I made a new snapshot of MAD, version 0.10.1b.
ftp://ftp.mars.org/pub/mpeg/
I managed to create three new optimizations for this version to significantly improve performance across all layers and use less memory at the same time.
On the StrongARM 1100, performance for Layer III improved from 37% to 31%. Layer II improved from 22% to 17%, and Layer I from 23% to 18%. This puts MAD ahead of all known integer decoders for Layer I and Layer II, and only behind Xaudio (at 24%) for Layer III. For a more complete summary, see the TIMINGS file in the distribution.
The specific optimizations I made were to observe that the least significant 12 bits in all the subband synthesis windowing coefficients were zero, so the multiplication cycle count could be reduced on some machines by pre-shifting these away to create greater leading-zero or leading-one counts. The second optimization I made was to reduce the windowing coefficient table almost in half (saving memory) by utilizing symmetry, and simultaneously localizing the symmetric computation such that fewer overall memory references are needed. The third optimization was to modify the way fixed-point multiplication is performed during synthesis windowing, in conjunction with the first optimization. Since the coefficients have only 16 significant fractional bits, multiplying by a 12-fractional-bit number would yield exactly 28 fractional bits. Thus all the fixed-point shifts can be eliminated during windowing if the input is pre-shifted by 16 (28-12) bits. Another benefit of this optimization is the compiler can more easily choose to use a multiply-accumulate instruction if one is available.

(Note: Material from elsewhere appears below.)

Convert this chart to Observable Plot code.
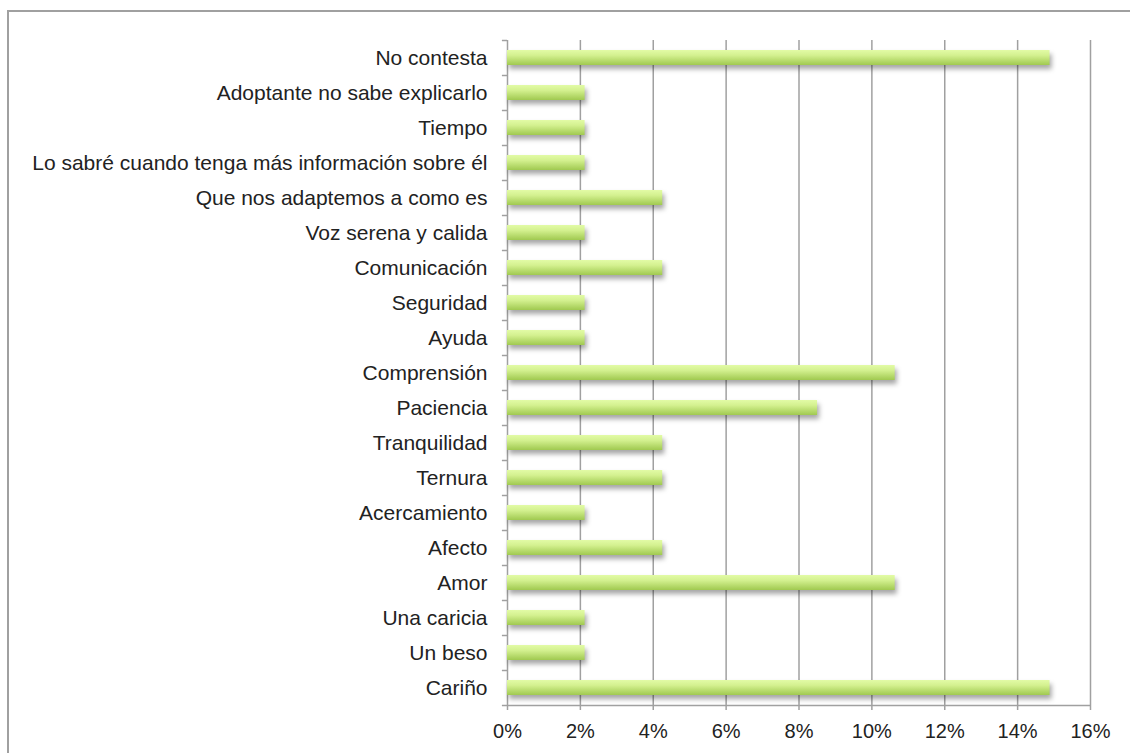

This last optimization loses precision in the output, but I think this should not generally be audible. I haven't yet analyzed the loss with respect to decoding compliance, although this is my intention. If anyone is interested in looking into this, I'd appreciate the help. The optimization can optionally be turned off to get more accurate output.
I still have not yet rewritten the Layer III IMDCT, so Layer III performance will get better still. How much? The lower bound can be seen in the Layer I and Layer II numbers, since these are the simplest layers that use the same subband synthesis.
This version also has some code cleanup, including fixed_t -> mad_fixed_t renaming as suggested, new M/S and intensity stereo indicators for madplay's verbose mode, and plenty of other miscellaneous changes. There is also new sample code `minimad.c' which shows perhaps the simplest use of the libmad API.
Cheers, -rob